Hydrothermal liquefaction of microalgae using Fe3O4 nanostructures as efficient catalyst for the production of bio-oil: Optimization of reaction parameters by response surface methodology

Abstract

The aim of the present work was focused on optimizing the hydrothermal liquefaction (HTL) of Spirulina platensis catalyzed by Fe3O4 nanostructures to enhance the bio-oil yield and quality of bio-oil using response surface methodology (RSM). The structural morphology and crystalline nature of the synthesized catalyst was determined using a scanning electron microscope (SEM), high resolution transmission electron microscopy (HR-TEM) and X-ray powder diffraction (XRD). Three of the vital reaction parameters such as temperature, holding time and catalyst dosage were optimized through central composite design. A maximum bio-oil yield of 32.33% was observed for the high temperature at 320 °C, 0.75 g of catalyst dosage and 37 min of resident time. The maximum conversion was found at a lower temperature of 272 °C, the bio-oil yield of 27.66% was obtained with 0.45 g of catalyst dosage and 24 min of holding time which is an energy efficient optimum condition. The maximum bio-oil yield was influenced at a lower temperature due to the high catalytic activity.

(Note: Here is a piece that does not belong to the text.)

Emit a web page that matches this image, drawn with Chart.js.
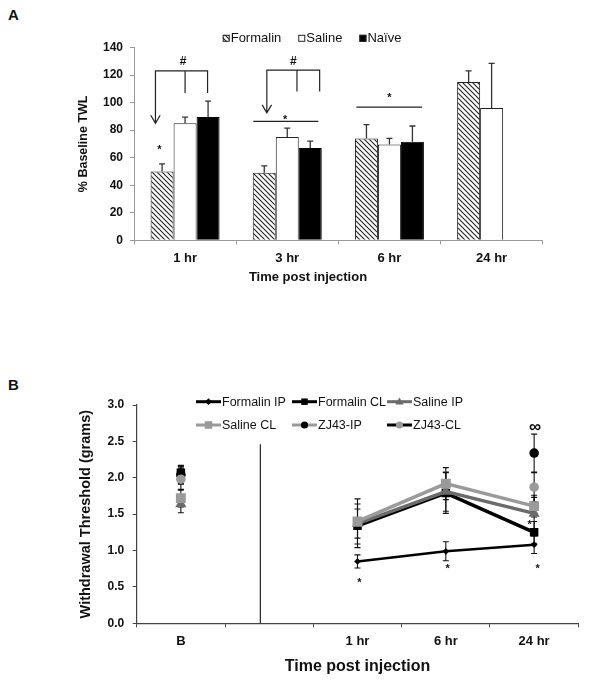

While compared to higher temperatures were not much influence was observed. It clearly states that the catalyst dosage playing a critical role in the lower temperature HTL reaction. GC-MS and FT-IR analysis of the produced bio-oil exhibits significant characteristics for biofuel applications. The Fe3O4 catalyst was recyclable for up to eight repeated cycles and constant bio-oil yield for the last four cycles. It shows the excellent reproduction ability towards HTL of Spirulina sp.